« Winding Down | Main | A Strong Foundation to Stand On »

Dreaming of Beachfront Property

camper.jpg Welcome home beach bums! ~ email from my friend Kathleen.

I recently realized that ocean camping fulfills a lifelong dream of mine. The one in which my girlfriends and I skip school and vow to live on the beach forever. While growing up on the narrow peninsula of Hull, Massachusetts, we built fires with drift wood and heated up cans of Campbell’s chicken noodle soup using quahog shells for bowls. It was fun, but then seemed to take forever for the school buses to bring the kids home from school, at which point we knew we could go back to our warm houses again.

Now I live in the mountains and have a camper with a stove, a refrigerator, a bed, and a heater. Having a camper makes me feel self-sufficient and appeals to my childhood love of fort building; which we did in the nooks and crannies of the granite boulder seawall in our neighborhood. It’s like owning a mortgage-free retirement home that I can take to ocean whenever I get homesick for it.

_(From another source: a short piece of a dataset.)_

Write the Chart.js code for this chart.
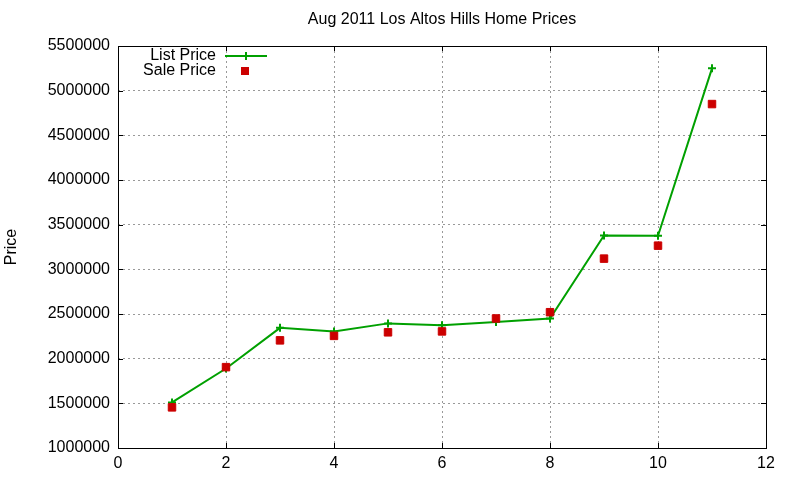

At the ocean, I’m a girl again. Everything is brighter against the grey canvas of water, sand, and sky, and the world seems to open up like a shell ready to explore. My favorite time for exploring the beach is early evening in the warm glow of the setting sun, which is when my husband and I set out walking while camping at Hunting Island State Park recently.

On the south end of the park, there’s a section of beach that can only be reached at low tide where evidence of changing landscapes and the impermanence of life can clearly be seen. Gigantic uprooted trunks with gnarly roots still lie where they fell when the ocean claimed them in piles and on top of each other. Some are still standing dead; others have worn down to stumps. The scene is a beautiful one and sad one at the same time, and I can’t decide whether to call it a graveyard or an art museum of sculpture. joeonstump.jpg

My husband, who looks for any opportunity to practice yoga or perch from a tree, thinks it’s a playground. Noticing the quiet sadness that had come over me, he reminded me that when one part of the land is lost to the erosion of time another part is being born somewhere else. Both destruction and renewal exist at the same time.

The wind picked up and the sky darkened. We zipped up our jackets, pulled up our collars and headed back to camp where the inviting glow of electric lights shown out from the camper windows. In a surreal convergence of past and present time, I remembered my childhood dreams and saw that they had come true.

Comments

Hey, welcome home, Colleen! I enjoyed your beachfront blogging... I share your love for the ocean and I feel like I don't get to spend nearly enough time at the beach. It's March, but I'm thinking about making a semi-New Year's resolution right now to make more trips to the Jersey shore this year.

Wow. Thanks so much for sharing that. I'm adding "get small camper" to my list of things to do.

Wren

Oddly enough, I have never spent any time at a beach. I loved the rocky coast of Maine on the rare occasions I was able to visit, but have never walked a sandy stretch of beach at sunset. Thanks to you I now feel deprived; what a beautiful description of your experience!

Ahhhhhhh! Those childhood memories came rushing back with this post.

And ...

I'm walking the beach tomorrow.

It sounds like you are having the time of your life. I love the photos of the wood. Quite amazing!!

There are still places here on the beachs and in the preserves that I want to explore. Maybe when the girl is home. I haven't camped at the beach but did so in tents in the mountains of Colorado. There even though it was August and hot during the day, the water froze each night. It was a great vacation two years in a row, in spite of some of the company. Glad ya'll had a great time.

Another wonderful post. And you guys took some really fun photos.

i really enjoyed your vacation posts....

so when is 'our' next vacation??? :)

Lu, it's your turn! Why don't you go on vacation and blog us about it? I want to see Tennessee! And the Jersey Shore via Jeanne!

What memories you have restored for me. I took two little kids and hubby in a borrowed camper for a vacation on the Texas shore many years ago. Hubby was not into Yoga then...but he is now. Isn't that funny? We caught crabs, raced land crabs, swam and enjoyed food over a campfire. But we were glad to crawl back into that tiny camper each evening and it WAS just like that fort/cave building thing that we did in our youth!

Words from a poet's heart, Colleen. I have given so much thought to the nature of art and creativity, and to nature itself--my place in it, its overwhelming flow and cycles. It's affect on me. Basically I think it boils down to your thoughts and your husband's, which you have express so well here.

Colleen, you said, "I want to see Tennessee!"

I know you said it in March of 2006, but I'm inviting you and Joe to hop in your camper and come to Chattanooga ... whenever it works for you. From Floyd to here, you would see a good slice of east Tennessee and I would show you some fun places in the Chattanooga area. I'm serious, and I hope you will really consider visiting here someday.